Reproduce, word for word, every line from the first one down to the line containing "from matplotlib.patches import", and nothing else.

======== Data extract

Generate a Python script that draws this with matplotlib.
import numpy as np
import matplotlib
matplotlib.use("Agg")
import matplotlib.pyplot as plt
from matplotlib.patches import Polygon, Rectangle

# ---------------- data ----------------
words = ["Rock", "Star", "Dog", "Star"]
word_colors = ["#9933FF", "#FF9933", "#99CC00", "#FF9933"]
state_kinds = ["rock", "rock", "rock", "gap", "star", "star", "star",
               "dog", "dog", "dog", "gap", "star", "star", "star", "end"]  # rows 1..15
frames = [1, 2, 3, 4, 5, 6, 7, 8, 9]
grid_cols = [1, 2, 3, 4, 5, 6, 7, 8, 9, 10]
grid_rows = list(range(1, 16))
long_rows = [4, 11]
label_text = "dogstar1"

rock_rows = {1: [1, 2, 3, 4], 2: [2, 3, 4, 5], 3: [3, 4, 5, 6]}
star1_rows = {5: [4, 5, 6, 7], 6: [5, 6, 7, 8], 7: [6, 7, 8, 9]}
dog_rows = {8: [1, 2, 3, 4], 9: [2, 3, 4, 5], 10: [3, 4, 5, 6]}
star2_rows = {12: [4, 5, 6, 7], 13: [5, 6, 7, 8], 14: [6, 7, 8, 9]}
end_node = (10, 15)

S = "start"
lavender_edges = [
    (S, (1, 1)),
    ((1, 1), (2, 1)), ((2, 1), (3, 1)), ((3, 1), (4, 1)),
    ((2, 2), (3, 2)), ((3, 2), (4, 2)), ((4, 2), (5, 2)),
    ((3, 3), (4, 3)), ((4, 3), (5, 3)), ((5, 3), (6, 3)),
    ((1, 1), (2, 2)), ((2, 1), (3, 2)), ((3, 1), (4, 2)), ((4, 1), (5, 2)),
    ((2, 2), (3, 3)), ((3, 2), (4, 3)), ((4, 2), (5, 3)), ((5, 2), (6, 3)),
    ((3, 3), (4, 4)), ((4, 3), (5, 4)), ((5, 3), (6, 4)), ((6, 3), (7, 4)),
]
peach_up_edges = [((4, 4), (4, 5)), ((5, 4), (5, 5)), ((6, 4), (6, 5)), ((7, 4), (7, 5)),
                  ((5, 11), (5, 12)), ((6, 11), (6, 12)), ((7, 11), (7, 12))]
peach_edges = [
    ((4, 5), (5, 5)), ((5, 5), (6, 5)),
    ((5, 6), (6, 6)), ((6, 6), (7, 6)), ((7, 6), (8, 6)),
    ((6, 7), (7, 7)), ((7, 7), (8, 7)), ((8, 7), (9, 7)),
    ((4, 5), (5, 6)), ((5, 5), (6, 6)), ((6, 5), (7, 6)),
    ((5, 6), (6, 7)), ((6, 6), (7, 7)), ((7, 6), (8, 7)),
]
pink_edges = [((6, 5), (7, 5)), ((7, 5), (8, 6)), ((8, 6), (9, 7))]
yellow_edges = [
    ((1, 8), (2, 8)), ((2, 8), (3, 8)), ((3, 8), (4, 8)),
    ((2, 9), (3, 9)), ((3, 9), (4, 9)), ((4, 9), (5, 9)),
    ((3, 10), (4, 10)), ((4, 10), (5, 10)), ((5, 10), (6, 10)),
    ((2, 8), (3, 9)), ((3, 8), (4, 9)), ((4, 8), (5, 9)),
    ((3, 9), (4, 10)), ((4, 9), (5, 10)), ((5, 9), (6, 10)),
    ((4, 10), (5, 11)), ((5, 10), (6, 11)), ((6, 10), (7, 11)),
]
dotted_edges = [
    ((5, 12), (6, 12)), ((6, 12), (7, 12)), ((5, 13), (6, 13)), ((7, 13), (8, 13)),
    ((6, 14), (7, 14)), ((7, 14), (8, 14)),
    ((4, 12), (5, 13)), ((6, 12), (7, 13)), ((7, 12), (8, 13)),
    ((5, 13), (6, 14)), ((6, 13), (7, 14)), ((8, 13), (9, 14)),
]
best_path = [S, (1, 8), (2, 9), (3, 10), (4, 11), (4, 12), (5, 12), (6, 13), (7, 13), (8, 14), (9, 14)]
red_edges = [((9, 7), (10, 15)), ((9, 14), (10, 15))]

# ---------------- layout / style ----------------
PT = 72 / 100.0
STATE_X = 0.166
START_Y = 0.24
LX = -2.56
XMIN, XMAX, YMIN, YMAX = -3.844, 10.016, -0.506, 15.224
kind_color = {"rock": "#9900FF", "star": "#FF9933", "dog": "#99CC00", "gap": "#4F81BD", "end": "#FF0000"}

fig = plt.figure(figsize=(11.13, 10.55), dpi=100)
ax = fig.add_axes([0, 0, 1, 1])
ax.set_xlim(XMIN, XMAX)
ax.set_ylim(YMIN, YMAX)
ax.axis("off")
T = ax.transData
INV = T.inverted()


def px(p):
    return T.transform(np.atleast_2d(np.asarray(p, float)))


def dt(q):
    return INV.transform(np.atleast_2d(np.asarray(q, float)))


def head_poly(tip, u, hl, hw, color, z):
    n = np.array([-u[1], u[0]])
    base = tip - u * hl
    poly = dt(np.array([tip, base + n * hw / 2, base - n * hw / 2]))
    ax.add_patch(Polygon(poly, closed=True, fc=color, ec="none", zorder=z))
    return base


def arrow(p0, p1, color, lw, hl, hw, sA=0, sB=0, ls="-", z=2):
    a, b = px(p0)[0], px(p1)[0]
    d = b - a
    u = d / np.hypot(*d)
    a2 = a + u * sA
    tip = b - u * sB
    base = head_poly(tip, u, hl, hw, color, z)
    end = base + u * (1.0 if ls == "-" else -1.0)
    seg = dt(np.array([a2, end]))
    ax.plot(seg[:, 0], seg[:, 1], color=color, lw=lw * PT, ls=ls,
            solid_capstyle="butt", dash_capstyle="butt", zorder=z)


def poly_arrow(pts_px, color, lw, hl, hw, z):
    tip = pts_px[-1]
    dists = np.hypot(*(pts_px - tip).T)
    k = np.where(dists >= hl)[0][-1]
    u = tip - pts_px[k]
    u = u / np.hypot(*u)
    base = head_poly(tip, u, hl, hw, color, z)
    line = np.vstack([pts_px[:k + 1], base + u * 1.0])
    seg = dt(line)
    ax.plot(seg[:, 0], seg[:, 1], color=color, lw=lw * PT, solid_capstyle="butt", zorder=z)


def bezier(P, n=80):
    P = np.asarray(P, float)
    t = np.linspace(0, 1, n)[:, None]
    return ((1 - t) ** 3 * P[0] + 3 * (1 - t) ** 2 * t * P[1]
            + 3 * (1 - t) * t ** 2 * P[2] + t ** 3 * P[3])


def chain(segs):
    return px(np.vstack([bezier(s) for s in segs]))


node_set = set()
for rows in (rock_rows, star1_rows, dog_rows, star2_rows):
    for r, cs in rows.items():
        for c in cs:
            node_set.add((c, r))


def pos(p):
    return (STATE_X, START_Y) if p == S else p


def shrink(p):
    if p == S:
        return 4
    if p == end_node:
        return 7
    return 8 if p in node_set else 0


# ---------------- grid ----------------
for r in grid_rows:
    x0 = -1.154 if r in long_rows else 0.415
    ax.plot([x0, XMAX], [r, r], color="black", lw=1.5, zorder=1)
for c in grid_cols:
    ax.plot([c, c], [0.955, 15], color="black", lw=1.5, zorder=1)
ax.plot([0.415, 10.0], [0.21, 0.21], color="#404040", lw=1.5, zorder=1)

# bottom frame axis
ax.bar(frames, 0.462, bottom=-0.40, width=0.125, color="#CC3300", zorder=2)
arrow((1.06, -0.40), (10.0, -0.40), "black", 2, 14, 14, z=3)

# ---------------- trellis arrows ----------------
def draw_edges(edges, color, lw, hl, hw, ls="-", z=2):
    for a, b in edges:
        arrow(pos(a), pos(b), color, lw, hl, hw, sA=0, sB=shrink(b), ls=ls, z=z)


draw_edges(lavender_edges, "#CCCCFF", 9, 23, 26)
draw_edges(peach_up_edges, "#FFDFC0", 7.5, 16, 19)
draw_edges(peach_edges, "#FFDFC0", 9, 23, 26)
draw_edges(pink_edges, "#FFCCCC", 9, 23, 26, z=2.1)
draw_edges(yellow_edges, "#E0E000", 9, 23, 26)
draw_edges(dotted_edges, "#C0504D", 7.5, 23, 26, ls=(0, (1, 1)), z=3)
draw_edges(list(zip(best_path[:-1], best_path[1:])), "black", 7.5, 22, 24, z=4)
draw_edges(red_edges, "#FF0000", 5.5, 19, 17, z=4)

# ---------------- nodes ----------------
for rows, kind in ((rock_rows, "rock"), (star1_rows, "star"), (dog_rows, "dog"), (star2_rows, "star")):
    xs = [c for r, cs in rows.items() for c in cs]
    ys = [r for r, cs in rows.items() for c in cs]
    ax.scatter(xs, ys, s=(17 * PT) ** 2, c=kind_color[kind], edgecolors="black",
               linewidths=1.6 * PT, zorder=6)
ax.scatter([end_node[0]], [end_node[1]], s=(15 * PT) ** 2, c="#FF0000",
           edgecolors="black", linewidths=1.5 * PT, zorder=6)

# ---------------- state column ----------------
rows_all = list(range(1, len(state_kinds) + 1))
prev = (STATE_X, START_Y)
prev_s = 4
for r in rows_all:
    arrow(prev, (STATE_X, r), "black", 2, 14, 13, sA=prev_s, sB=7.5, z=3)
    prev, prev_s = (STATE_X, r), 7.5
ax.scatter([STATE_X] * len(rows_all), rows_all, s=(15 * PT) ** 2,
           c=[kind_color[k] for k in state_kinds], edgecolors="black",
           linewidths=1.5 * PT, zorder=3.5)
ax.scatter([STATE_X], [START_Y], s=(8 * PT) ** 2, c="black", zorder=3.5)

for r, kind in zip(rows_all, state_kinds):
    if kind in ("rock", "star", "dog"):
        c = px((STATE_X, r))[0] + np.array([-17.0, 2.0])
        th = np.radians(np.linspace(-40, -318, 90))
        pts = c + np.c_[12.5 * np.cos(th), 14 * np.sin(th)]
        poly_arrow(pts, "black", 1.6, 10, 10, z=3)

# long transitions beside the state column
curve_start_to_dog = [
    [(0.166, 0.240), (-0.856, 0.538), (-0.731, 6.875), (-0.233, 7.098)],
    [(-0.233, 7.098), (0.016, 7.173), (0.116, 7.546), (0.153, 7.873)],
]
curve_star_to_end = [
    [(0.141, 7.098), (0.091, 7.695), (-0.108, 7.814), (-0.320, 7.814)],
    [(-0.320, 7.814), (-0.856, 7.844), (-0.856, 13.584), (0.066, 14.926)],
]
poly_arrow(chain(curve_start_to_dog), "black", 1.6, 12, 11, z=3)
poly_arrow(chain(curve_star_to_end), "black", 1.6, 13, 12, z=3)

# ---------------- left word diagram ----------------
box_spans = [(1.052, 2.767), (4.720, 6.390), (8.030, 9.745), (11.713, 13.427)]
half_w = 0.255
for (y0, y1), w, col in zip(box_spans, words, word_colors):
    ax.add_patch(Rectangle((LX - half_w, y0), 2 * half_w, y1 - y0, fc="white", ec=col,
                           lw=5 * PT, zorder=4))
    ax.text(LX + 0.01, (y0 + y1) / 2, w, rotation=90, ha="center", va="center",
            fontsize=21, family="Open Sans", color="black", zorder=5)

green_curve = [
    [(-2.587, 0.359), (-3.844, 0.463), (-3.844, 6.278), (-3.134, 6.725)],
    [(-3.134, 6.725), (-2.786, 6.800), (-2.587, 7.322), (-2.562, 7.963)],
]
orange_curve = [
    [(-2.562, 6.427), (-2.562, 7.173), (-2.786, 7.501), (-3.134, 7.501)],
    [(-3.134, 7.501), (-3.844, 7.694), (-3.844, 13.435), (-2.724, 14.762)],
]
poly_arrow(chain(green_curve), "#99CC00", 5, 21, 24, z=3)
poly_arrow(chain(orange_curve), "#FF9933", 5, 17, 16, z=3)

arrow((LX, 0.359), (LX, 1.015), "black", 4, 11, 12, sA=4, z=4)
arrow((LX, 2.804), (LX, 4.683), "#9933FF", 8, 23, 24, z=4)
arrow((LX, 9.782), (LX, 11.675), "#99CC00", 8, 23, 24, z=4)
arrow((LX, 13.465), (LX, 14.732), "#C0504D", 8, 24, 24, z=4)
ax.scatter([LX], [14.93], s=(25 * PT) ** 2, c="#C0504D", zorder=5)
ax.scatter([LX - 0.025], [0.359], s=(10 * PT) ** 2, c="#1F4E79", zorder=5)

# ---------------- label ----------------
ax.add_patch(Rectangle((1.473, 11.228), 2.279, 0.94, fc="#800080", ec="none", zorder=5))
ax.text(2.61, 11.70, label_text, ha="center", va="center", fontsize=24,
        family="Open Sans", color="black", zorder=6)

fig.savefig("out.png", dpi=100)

================

Output for this exercise »
Generate a Python script that draws this with matplotlib.
import numpy as np
import matplotlib
matplotlib.use("Agg")
import matplotlib.pyplot as plt
from matplotlib.patches import Polygon, Rectangle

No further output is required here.